A week ago, he was barely a contender. Then there was a debate. Nick Clegg came out swinging, and the whole election shifted.

Forget about Prime Minister Gordon Brown, leader of the Labour Party. Tear your attention away for a moment from dashing Conservative leader David Cameron and his popular wife, Samantha. The candidate to watch these days is Clegg, leader of the Liberal Democrats, Britain’s third party, and the potential kingmaker of the 2010 elections.

“The LibDems may not win on May 6,” says Robert Worcester, founder of the London-based polling and research organization MORI, "but Nick Clegg has turned the this election from static to electric.”

Clegg was the surprise winner in last Thursday’s debate – presenting himself as the real agent of change in Britain, and offering an alternative to all those fed up with Labour but unconvinced by the Conservatives.

A ComRes poll for ITV News showed 43 percent of those polled right after the debate thought Clegg won – nearly double Mr. Cameron's score of 26 percent and Mr. Brown's 20 percent.

Compared to Obama, Blair – even Churchill

Since then, the young politician, who is still serving his first term in parliament, has been compared to Barack Obama, Tony Blair, and even Winston Churchill. And new polls show Clegg and the LibDems have overtaken Labour as the second most-popular party in an election only 16 days away.

According to the Guardian/ICM poll released Tuesday, Cameron remains in the lead with 33 percent, but with Clegg fast on his heels with 30 percent, and Brown and the Labour behind with 28 percent.

As a consequence, Cameron and Brown are taking a break from attacking each other and are scrambling instead to show that Clegg’s policies are unknown, untested, or both. Both point to polling indicating most of Clegg’s new supporters like his energy and attitude as well as the fact that he simply is not Cameron or Brown – but are less clear on his positions on the likes of immigration, European integration, or taxes.
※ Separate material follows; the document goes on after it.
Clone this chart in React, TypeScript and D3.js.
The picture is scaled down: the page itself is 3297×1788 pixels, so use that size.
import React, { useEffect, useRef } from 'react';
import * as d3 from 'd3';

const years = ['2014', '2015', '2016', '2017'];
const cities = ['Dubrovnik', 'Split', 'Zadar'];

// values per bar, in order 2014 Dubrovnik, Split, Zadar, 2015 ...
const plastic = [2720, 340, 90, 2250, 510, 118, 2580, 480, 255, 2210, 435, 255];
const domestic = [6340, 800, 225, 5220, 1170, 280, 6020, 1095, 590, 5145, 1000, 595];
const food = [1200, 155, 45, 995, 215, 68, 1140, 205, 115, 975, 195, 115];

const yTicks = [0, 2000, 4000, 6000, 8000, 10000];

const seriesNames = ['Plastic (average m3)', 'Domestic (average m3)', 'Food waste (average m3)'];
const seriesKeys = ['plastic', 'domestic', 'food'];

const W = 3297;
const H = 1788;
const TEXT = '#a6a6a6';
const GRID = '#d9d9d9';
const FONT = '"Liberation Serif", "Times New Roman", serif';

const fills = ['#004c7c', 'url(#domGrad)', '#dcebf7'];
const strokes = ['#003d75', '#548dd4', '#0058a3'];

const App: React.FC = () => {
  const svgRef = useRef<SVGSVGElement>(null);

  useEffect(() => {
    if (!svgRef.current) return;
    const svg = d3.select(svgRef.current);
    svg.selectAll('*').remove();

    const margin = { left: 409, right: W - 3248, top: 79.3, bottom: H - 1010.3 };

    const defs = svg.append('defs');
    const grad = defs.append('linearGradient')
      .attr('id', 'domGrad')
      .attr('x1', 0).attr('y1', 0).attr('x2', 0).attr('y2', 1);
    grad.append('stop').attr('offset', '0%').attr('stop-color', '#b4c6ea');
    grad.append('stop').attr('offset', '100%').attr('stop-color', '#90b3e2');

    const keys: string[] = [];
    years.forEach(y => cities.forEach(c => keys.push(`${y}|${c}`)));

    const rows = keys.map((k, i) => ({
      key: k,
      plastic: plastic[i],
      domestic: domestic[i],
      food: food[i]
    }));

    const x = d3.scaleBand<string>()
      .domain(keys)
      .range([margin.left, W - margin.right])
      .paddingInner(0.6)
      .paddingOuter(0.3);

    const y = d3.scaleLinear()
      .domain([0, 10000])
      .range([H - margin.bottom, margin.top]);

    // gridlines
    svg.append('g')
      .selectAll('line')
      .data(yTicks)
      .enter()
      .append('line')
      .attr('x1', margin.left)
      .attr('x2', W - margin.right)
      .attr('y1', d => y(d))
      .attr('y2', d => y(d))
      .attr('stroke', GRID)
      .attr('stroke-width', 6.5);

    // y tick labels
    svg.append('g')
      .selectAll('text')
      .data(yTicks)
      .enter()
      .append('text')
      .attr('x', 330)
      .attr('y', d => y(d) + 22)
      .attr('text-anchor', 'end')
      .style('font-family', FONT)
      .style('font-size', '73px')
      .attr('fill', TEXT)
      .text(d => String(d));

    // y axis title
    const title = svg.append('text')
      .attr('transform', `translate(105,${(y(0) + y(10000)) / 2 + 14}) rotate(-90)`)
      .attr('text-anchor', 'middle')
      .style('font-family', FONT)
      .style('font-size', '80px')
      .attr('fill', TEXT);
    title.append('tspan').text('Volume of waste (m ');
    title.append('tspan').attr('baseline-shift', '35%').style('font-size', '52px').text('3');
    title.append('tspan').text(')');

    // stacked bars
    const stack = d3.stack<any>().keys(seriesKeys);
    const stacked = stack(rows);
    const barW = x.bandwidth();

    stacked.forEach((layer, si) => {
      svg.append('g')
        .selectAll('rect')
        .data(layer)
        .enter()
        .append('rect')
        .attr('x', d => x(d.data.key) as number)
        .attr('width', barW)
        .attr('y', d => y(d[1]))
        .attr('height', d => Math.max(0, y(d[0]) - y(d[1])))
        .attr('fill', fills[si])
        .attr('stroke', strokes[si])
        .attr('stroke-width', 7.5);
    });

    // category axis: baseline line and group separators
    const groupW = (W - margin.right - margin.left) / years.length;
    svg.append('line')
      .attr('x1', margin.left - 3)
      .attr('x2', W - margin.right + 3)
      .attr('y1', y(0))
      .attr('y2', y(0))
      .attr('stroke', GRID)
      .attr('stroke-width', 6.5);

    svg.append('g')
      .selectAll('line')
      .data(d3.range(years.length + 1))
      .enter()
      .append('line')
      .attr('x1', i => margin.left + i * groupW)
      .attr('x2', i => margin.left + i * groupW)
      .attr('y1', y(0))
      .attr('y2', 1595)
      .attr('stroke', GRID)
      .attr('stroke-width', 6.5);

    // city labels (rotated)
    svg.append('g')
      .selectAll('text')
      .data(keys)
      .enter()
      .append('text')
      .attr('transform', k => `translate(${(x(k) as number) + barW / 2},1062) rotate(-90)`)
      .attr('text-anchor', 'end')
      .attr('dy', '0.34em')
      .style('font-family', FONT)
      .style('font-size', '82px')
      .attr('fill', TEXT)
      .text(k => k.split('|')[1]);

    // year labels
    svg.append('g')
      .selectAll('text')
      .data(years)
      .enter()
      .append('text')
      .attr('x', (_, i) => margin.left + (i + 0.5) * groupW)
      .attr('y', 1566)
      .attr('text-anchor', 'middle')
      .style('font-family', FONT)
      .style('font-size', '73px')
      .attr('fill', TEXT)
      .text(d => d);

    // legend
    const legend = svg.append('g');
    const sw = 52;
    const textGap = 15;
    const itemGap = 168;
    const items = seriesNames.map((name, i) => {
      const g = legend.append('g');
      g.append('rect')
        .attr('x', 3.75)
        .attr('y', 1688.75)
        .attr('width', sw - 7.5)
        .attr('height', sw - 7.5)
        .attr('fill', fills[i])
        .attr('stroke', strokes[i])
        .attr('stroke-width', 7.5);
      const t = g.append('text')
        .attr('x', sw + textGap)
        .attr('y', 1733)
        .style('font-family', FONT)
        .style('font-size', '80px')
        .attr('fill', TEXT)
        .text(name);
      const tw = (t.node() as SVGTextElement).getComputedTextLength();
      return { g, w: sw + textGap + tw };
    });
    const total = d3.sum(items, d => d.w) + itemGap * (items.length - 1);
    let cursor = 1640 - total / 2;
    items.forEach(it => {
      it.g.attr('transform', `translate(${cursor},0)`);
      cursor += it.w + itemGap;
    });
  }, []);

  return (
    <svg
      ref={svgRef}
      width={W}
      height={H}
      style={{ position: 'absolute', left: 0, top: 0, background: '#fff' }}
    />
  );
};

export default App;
“Nick Clegg's a nice chap and he gave a good performance in one TV debate, but government's not an episode of Britain's Got Talent,” Liam Fox, the Conservatives’ shadow defense secretary, said in a BBC interview. “We need to ask questions of Liberal Democrat policy.”

The media are scrutinizing Clegg more closely as well. On Tuesday, Clegg’s bid to portray himself as the clean man of the people was dealt a blow when he was challenged at a press conference over his expenses claims, which included £2,600 ($4,000) for a remodeled kitchen in his second home to paper napkins worth £1.50.

So, will the momentum for Clegg and his center-left social liberal political party continue?

“Probably not,” assesses Mr. Worcester. “Voters are now listening to Clegg and it's very possible he will increase the number of seats for the LibDems … but momentum will move on.”

Yet LibDem excitement over their rise in the polls remains high. “Even if Clegg does not become prime minister, we all know this game has changed,” states Ed Fordham, the LibDem candidate for Hampstead and Kilburn, who sent a text message to Clegg after the debate Thursday night noting that “I always said you were a winner– even on Wednesday.”

It looks increasingly likely that Britain will end up with a hung parliament, an outcome that has happened here only once since World War II – something that would give the reenergized Clegg a very significant role to play in forming the next government.